## PROMPT:
Copy all lines below exactly as written. Leave pictures out.

## DATA PROVIDED:
+ + + + +
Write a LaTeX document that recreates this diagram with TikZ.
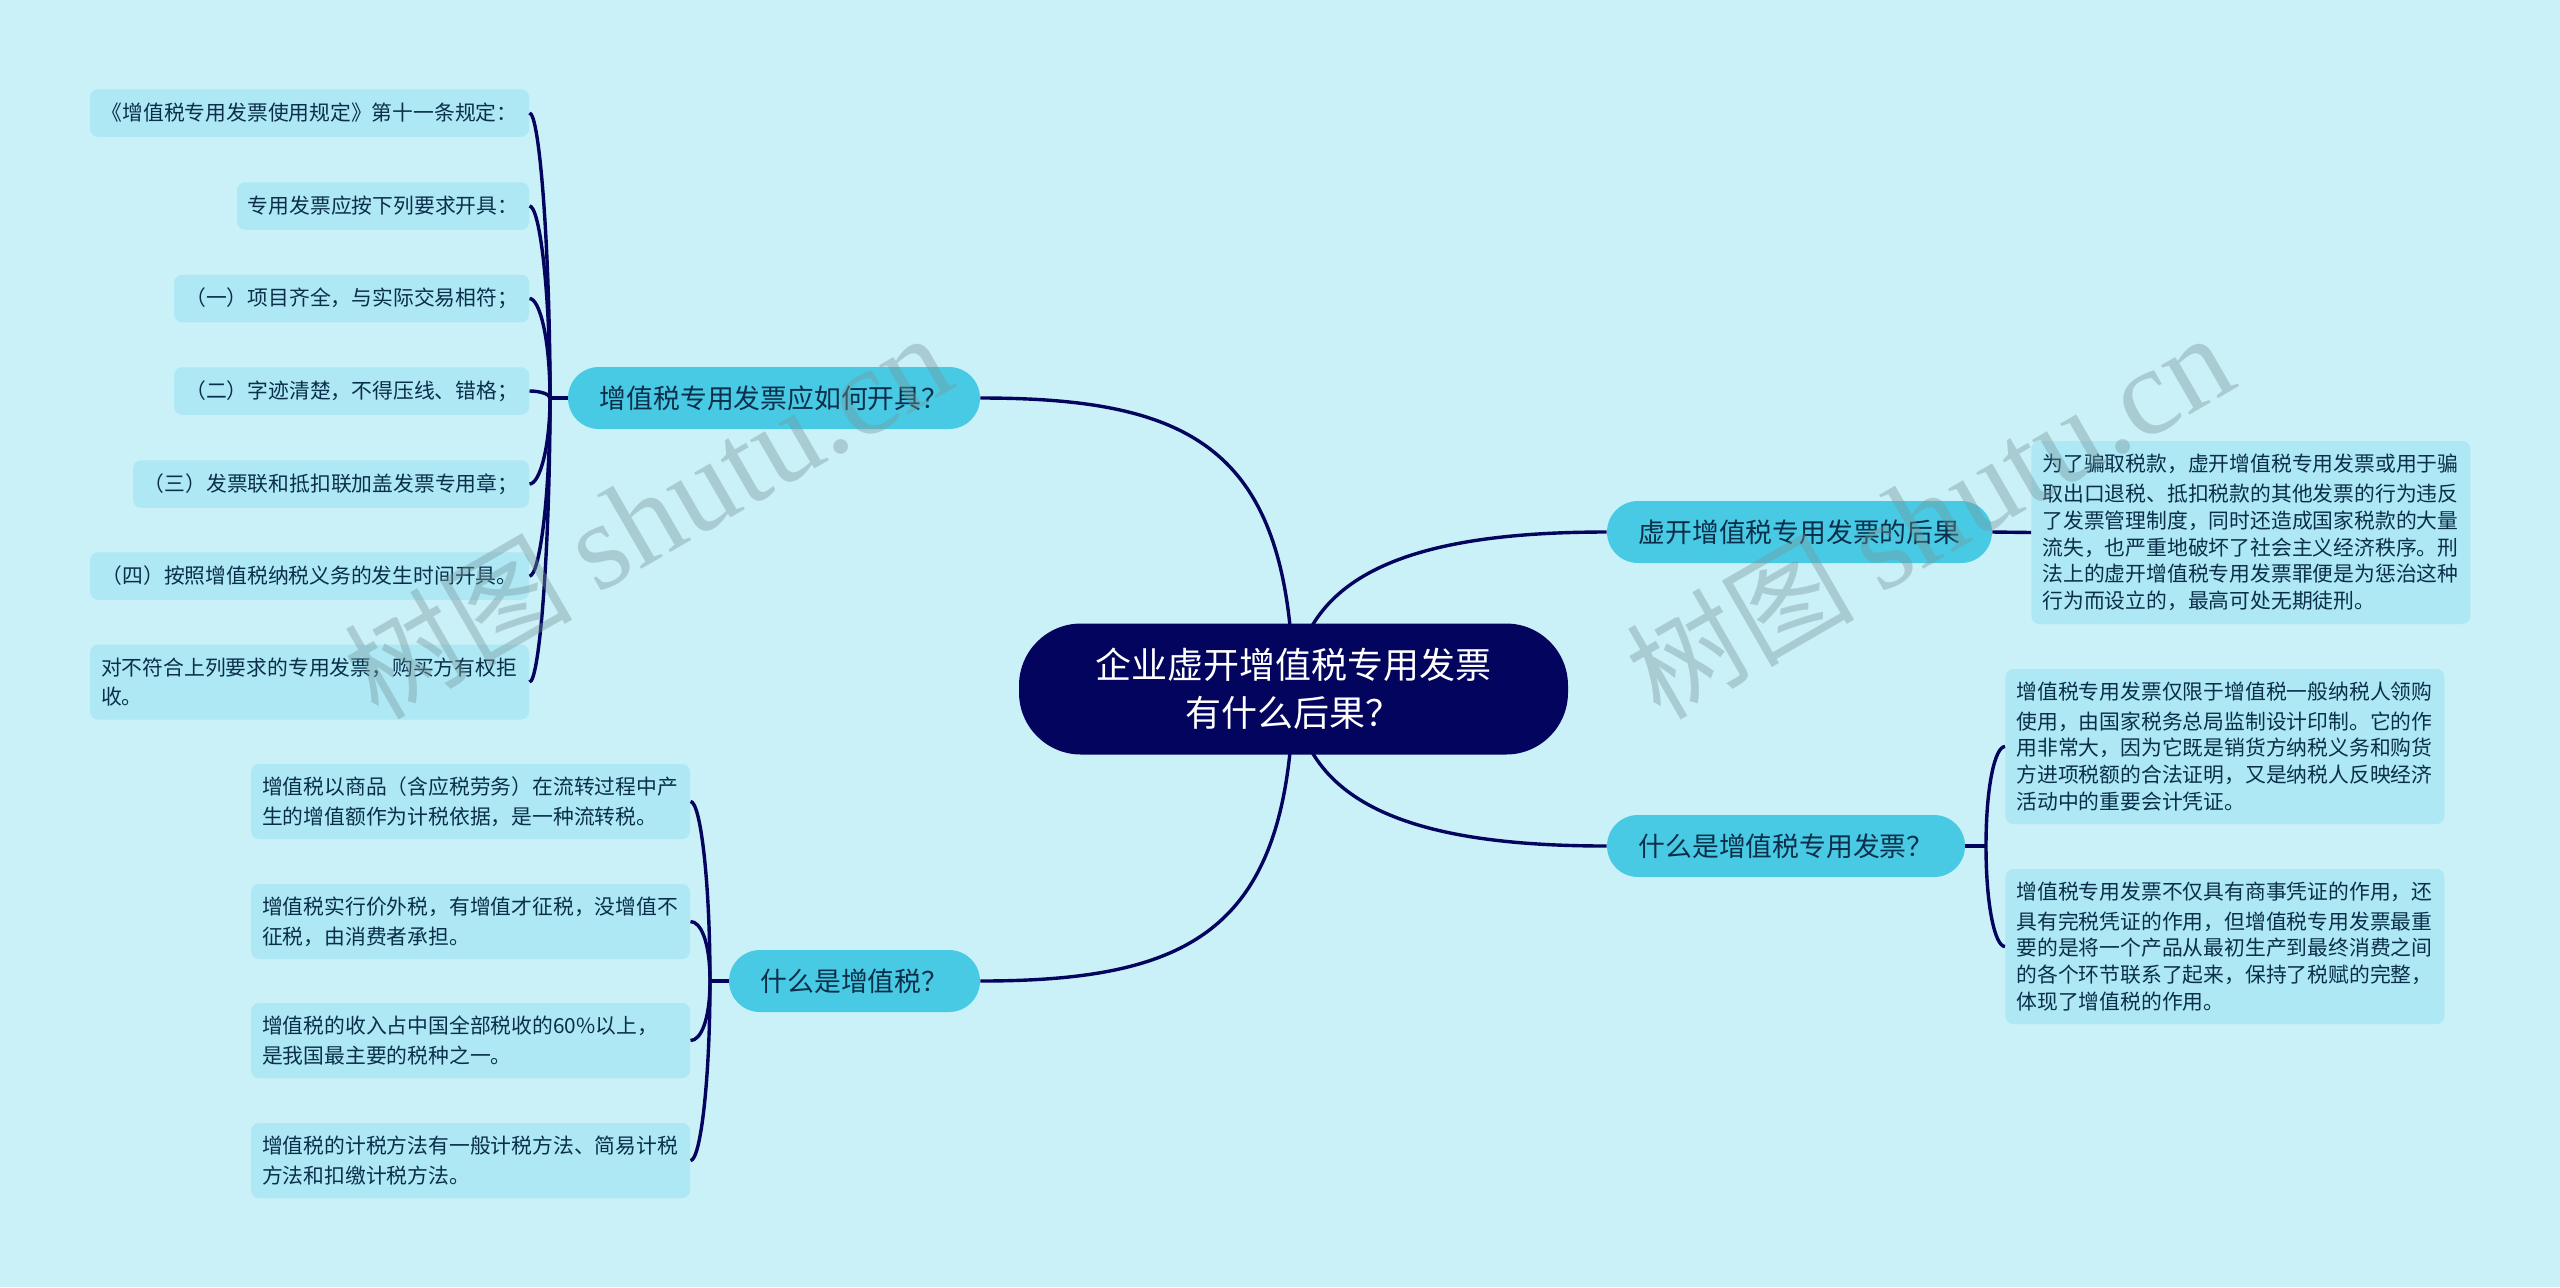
\documentclass[tikz,border=0pt]{standalone}
\usepackage{fontspec}
\setmainfont{Noto Sans CJK SC}
\newfontfamily\wmfont{Liberation Serif}
\usetikzlibrary{backgrounds}
\definecolor{bgblue}{HTML}{CAF0F8}
\definecolor{leafblue}{HTML}{ADE8F4}
\definecolor{hubblue}{HTML}{48CAE4}
\definecolor{navy}{HTML}{03045E}
\definecolor{inkdark}{HTML}{0B2F4A}
\definecolor{wmgrey}{RGB}{118,151,154}
\tikzset{
    root/.style={fill=navy, text=white, align=center, rounded corners=31pt, minimum width=274.5pt, minimum height=65.5pt, font=\fontsize{18}{24}\selectfont},
    hub/.style={fill=hubblue, text=inkdark, rounded corners=15.5pt, minimum width=#1, minimum height=31pt, inner sep=0pt, font=\fontsize{13.4}{16}\selectfont},
    leaf/.style 2 args={fill=leafblue, text=inkdark, rounded corners=4pt, align=left, text width=#1, minimum height=#2, inner xsep=5.5pt, inner ysep=0pt, font=\fontsize{10.4}{13.4}\selectfont, execute at begin node={\vspace*{1.4pt}}},
    leafline/.style={fill=leafblue, text=inkdark, rounded corners=4pt, minimum width=#1, minimum height=23.75pt, inner sep=0pt, anchor=east, font=\fontsize{10.4}{13.4}\selectfont},
    link/.style={draw=navy, line width=1.7pt},
    wm/.style={text=wmgrey, opacity=0.4, rotate=30, inner sep=0pt}
}
\begin{document}
\begin{tikzpicture}[x=0.5pt,y=-0.5pt]
    \useasboundingbox (0,0) rectangle (2560,1287);
    \node[root] (root) at (1293.5,689) {企业虚开增值税专用发票\\有什么后果？};
    % hubs
    \node[hub=206pt] (hubA) at (774,398) {增值税专用发票应如何开具？};
    \node[hub=125.5pt] (hubB) at (854.5,981) {什么是增值税？};
    \node[hub=192.5pt] (hubC) at (1799.5,532) {虚开增值税专用发票的后果};
    \node[hub=179pt] (hubD) at (1786,846) {什么是增值税专用发票？};
    % leaves of hubA
    \node[leafline=219.5pt] (a1) at (529.5,113) {《增值税专用发票使用规定》第十一条规定：};
    \node[leafline=146pt] (a2) at (529.5,206) {专用发票应按下列要求开具：};
    \node[leafline=177.5pt] (a3) at (529.5,298.5) {（一）项目齐全，与实际交易相符；};
    \node[leafline=177.5pt] (a4) at (529.5,391) {（二）字迹清楚，不得压线、错格；};
    \node[leafline=198pt] (a5) at (529.5,484) {（三）发票联和抵扣联加盖发票专用章；};
    \node[leafline=219.5pt] (a6) at (529.5,576) {（四）按照增值税纳税义务的发生时间开具。};
    \node[leaf={208.5pt}{37.5pt}, anchor=east] (a7) at (529.5,682) {对不符合上列要求的专用发票，购买方有权拒\\收。};
    % leaves of hubB
    \node[leaf={208.5pt}{37.5pt}, anchor=east] (b1) at (690.5,801.5) {增值税以商品（含应税劳务）在流转过程中产\\生的增值额作为计税依据，是一种流转税。};
    \node[leaf={208.5pt}{37.5pt}, anchor=east] (b2) at (690.5,921.5) {增值税实行价外税，有增值才征税，没增值不\\征税，由消费者承担。};
    \node[leaf={208.5pt}{37.5pt}, anchor=east] (b3) at (690.5,1040.5) {增值税的收入占中国全部税收的60\%以上，\\是我国最主要的税种之一。};
    \node[leaf={208.5pt}{37.5pt}, anchor=east] (b4) at (690.5,1160.5) {增值税的计税方法有一般计税方法、简易计税\\方法和扣缴计税方法。};
    % leaf of hubC
    \node[leaf={208.5pt}{91.5pt}, anchor=west] (c1) at (2031,532.5) {为了骗取税款，虚开增值税专用发票或用于骗\\取出口退税、抵扣税款的其他发票的行为违反\\了发票管理制度，同时还造成国家税款的大量\\流失，也严重地破坏了社会主义经济秩序。刑\\法上的虚开增值税专用发票罪便是为惩治这种\\行为而设立的，最高可处无期徒刑。};
    % leaves of hubD
    \node[leaf={208.5pt}{77.5pt}, anchor=west] (d1) at (2005,746.5) {增值税专用发票仅限于增值税一般纳税人领购\\使用，由国家税务总局监制设计印制。它的作\\用非常大，因为它既是销货方纳税义务和购货\\方进项税额的合法证明，又是纳税人反映经济\\活动中的重要会计凭证。};
    \node[leaf={208.5pt}{77.5pt}, anchor=west] (d2) at (2005,946.5) {增值税专用发票不仅具有商事凭证的作用，还\\具有完税凭证的作用，但增值税专用发票最重\\要的是将一个产品从最初生产到最终消费之间\\的各个环节联系了起来，保持了税赋的完整，\\体现了增值税的作用。};
    % trunks
    \coordinate (trunkA) at (550,398);
    \coordinate (trunkB) at (710,981);
    \coordinate (trunkD) at (1986,846);
    \begin{pgfonlayer}{background}
        \fill[bgblue] (0,0) rectangle (2560,1287);
        % root to hubs
        \draw[link] (root.center) .. controls (1290,450) and (1195,398) .. (hubA.east);
        \draw[link] (root.center) .. controls (1290,928) and (1195,981) .. (hubB.east);
        \draw[link] (root.center) .. controls (1302,570) and (1420,532) .. (hubC.west);
        \draw[link] (root.center) .. controls (1302,808) and (1420,846) .. (hubD.west);
    \end{pgfonlayer}
    % hubA to its leaves
    \draw[link] (hubA.west) -- (trunkA);
    \draw[link] (trunkA) .. controls +(0,-150) and +(10,0) .. (a1.east);
    \draw[link] (trunkA) .. controls +(0,-110) and +(10,0) .. (a2.east);
    \draw[link] (trunkA) .. controls +(0,-60) and +(10,0) .. (a3.east);
    \draw[link] (trunkA) .. controls +(0,-4) and +(10,0) .. (a4.east);
    \draw[link] (trunkA) .. controls +(0,50) and +(10,0) .. (a5.east);
    \draw[link] (trunkA) .. controls +(0,100) and +(10,0) .. (a6.east);
    \draw[link] (trunkA) .. controls +(0,150) and +(10,0) .. (a7.east);
    % hubB to its leaves
    \draw[link] (hubB.west) -- (trunkB);
    \draw[link] (trunkB) .. controls +(0,-100) and +(10,0) .. (b1.east);
    \draw[link] (trunkB) .. controls +(0,-40) and +(10,0) .. (b2.east);
    \draw[link] (trunkB) .. controls +(0,40) and +(10,0) .. (b3.east);
    \draw[link] (trunkB) .. controls +(0,100) and +(10,0) .. (b4.east);
    % hubC to its leaf
    \draw[link] (hubC.east) -- (c1.west);
    % hubD to its leaves
    \draw[link] (hubD.east) -- (trunkD);
    \draw[link] (trunkD) .. controls +(0,-60) and +(-10,0) .. (d1.west);
    \draw[link] (trunkD) .. controls +(0,60) and +(-10,0) .. (d2.west);
    % watermarks
    \node[wm] (wmA) at (647,516) {\fontsize{57}{60}\selectfont 树图 \wmfont\fontsize{62}{60}\selectfont shutu.cn};
    \node[wm] (wmB) at (1929,516) {\fontsize{57}{60}\selectfont 树图 \wmfont\fontsize{62}{60}\selectfont shutu.cn};
\end{tikzpicture}
\end{document}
+ + + + +
## RESULT:
Write a LaTeX document that recreates this diagram with TikZ.
\documentclass[tikz,border=0pt]{standalone}
\usepackage{fontspec}
\setmainfont{Noto Sans CJK SC}
\newfontfamily\wmfont{Liberation Serif}
\usetikzlibrary{backgrounds}
\definecolor{bgblue}{HTML}{CAF0F8}
\definecolor{leafblue}{HTML}{ADE8F4}
\definecolor{hubblue}{HTML}{48CAE4}
\definecolor{navy}{HTML}{03045E}
\definecolor{inkdark}{HTML}{0B2F4A}
\definecolor{wmgrey}{RGB}{118,151,154}
\tikzset{
    root/.style={fill=navy, text=white, align=center, rounded corners=31pt, minimum width=274.5pt, minimum height=65.5pt, font=\fontsize{18}{24}\selectfont},
    hub/.style={fill=hubblue, text=inkdark, rounded corners=15.5pt, minimum width=#1, minimum height=31pt, inner sep=0pt, font=\fontsize{13.4}{16}\selectfont},
    leaf/.style 2 args={fill=leafblue, text=inkdark, rounded corners=4pt, align=left, text width=#1, minimum height=#2, inner xsep=5.5pt, inner ysep=0pt, font=\fontsize{10.4}{13.4}\selectfont, execute at begin node={\vspace*{1.4pt}}},
    leafline/.style={fill=leafblue, text=inkdark, rounded corners=4pt, minimum width=#1, minimum height=23.75pt, inner sep=0pt, anchor=east, font=\fontsize{10.4}{13.4}\selectfont},
    link/.style={draw=navy, line width=1.7pt},
    wm/.style={text=wmgrey, opacity=0.4, rotate=30, inner sep=0pt}
}
\begin{document}
\begin{tikzpicture}[x=0.5pt,y=-0.5pt]
    \useasboundingbox (0,0) rectangle (2560,1287);
    \node[root] (root) at (1293.5,689) {企业虚开增值税专用发票\\有什么后果？};
    % hubs
    \node[hub=206pt] (hubA) at (774,398) {增值税专用发票应如何开具？};
    \node[hub=125.5pt] (hubB) at (854.5,981) {什么是增值税？};
    \node[hub=192.5pt] (hubC) at (1799.5,532) {虚开增值税专用发票的后果};
    \node[hub=179pt] (hubD) at (1786,846) {什么是增值税专用发票？};
    % leaves of hubA
    \node[leafline=219.5pt] (a1) at (529.5,113) {《增值税专用发票使用规定》第十一条规定：};
    \node[leafline=146pt] (a2) at (529.5,206) {专用发票应按下列要求开具：};
    \node[leafline=177.5pt] (a3) at (529.5,298.5) {（一）项目齐全，与实际交易相符；};
    \node[leafline=177.5pt] (a4) at (529.5,391) {（二）字迹清楚，不得压线、错格；};
    \node[leafline=198pt] (a5) at (529.5,484) {（三）发票联和抵扣联加盖发票专用章；};
    \node[leafline=219.5pt] (a6) at (529.5,576) {（四）按照增值税纳税义务的发生时间开具。};
    \node[leaf={208.5pt}{37.5pt}, anchor=east] (a7) at (529.5,682) {对不符合上列要求的专用发票，购买方有权拒\\收。};
    % leaves of hubB
    \node[leaf={208.5pt}{37.5pt}, anchor=east] (b1) at (690.5,801.5) {增值税以商品（含应税劳务）在流转过程中产\\生的增值额作为计税依据，是一种流转税。};
    \node[leaf={208.5pt}{37.5pt}, anchor=east] (b2) at (690.5,921.5) {增值税实行价外税，有增值才征税，没增值不\\征税，由消费者承担。};
    \node[leaf={208.5pt}{37.5pt}, anchor=east] (b3) at (690.5,1040.5) {增值税的收入占中国全部税收的60\%以上，\\是我国最主要的税种之一。};
    \node[leaf={208.5pt}{37.5pt}, anchor=east] (b4) at (690.5,1160.5) {增值税的计税方法有一般计税方法、简易计税\\方法和扣缴计税方法。};
    % leaf of hubC
    \node[leaf={208.5pt}{91.5pt}, anchor=west] (c1) at (2031,532.5) {为了骗取税款，虚开增值税专用发票或用于骗\\取出口退税、抵扣税款的其他发票的行为违反\\了发票管理制度，同时还造成国家税款的大量\\流失，也严重地破坏了社会主义经济秩序。刑\\法上的虚开增值税专用发票罪便是为惩治这种\\行为而设立的，最高可处无期徒刑。};
    % leaves of hubD
    \node[leaf={208.5pt}{77.5pt}, anchor=west] (d1) at (2005,746.5) {增值税专用发票仅限于增值税一般纳税人领购\\使用，由国家税务总局监制设计印制。它的作\\用非常大，因为它既是销货方纳税义务和购货\\方进项税额的合法证明，又是纳税人反映经济\\活动中的重要会计凭证。};
    \node[leaf={208.5pt}{77.5pt}, anchor=west] (d2) at (2005,946.5) {增值税专用发票不仅具有商事凭证的作用，还\\具有完税凭证的作用，但增值税专用发票最重\\要的是将一个产品从最初生产到最终消费之间\\的各个环节联系了起来，保持了税赋的完整，\\体现了增值税的作用。};
    % trunks
    \coordinate (trunkA) at (550,398);
    \coordinate (trunkB) at (710,981);
    \coordinate (trunkD) at (1986,846);
    \begin{pgfonlayer}{background}
        \fill[bgblue] (0,0) rectangle (2560,1287);
        % root to hubs
        \draw[link] (root.center) .. controls (1290,450) and (1195,398) .. (hubA.east);
        \draw[link] (root.center) .. controls (1290,928) and (1195,981) .. (hubB.east);
        \draw[link] (root.center) .. controls (1302,570) and (1420,532) .. (hubC.west);
        \draw[link] (root.center) .. controls (1302,808) and (1420,846) .. (hubD.west);
    \end{pgfonlayer}
    % hubA to its leaves
    \draw[link] (hubA.west) -- (trunkA);
    \draw[link] (trunkA) .. controls +(0,-150) and +(10,0) .. (a1.east);
    \draw[link] (trunkA) .. controls +(0,-110) and +(10,0) .. (a2.east);
    \draw[link] (trunkA) .. controls +(0,-60) and +(10,0) .. (a3.east);
    \draw[link] (trunkA) .. controls +(0,-4) and +(10,0) .. (a4.east);
    \draw[link] (trunkA) .. controls +(0,50) and +(10,0) .. (a5.east);
    \draw[link] (trunkA) .. controls +(0,100) and +(10,0) .. (a6.east);
    \draw[link] (trunkA) .. controls +(0,150) and +(10,0) .. (a7.east);
    % hubB to its leaves
    \draw[link] (hubB.west) -- (trunkB);
    \draw[link] (trunkB) .. controls +(0,-100) and +(10,0) .. (b1.east);
    \draw[link] (trunkB) .. controls +(0,-40) and +(10,0) .. (b2.east);
    \draw[link] (trunkB) .. controls +(0,40) and +(10,0) .. (b3.east);
    \draw[link] (trunkB) .. controls +(0,100) and +(10,0) .. (b4.east);
    % hubC to its leaf
    \draw[link] (hubC.east) -- (c1.west);
    % hubD to its leaves
    \draw[link] (hubD.east) -- (trunkD);
    \draw[link] (trunkD) .. controls +(0,-60) and +(-10,0) .. (d1.west);
    \draw[link] (trunkD) .. controls +(0,60) and +(-10,0) .. (d2.west);
    % watermarks
    \node[wm] (wmA) at (647,516) {\fontsize{57}{60}\selectfont 树图 \wmfont\fontsize{62}{60}\selectfont shutu.cn};
    \node[wm] (wmB) at (1929,516) {\fontsize{57}{60}\selectfont 树图 \wmfont\fontsize{62}{60}\selectfont shutu.cn};
\end{tikzpicture}
\end{document}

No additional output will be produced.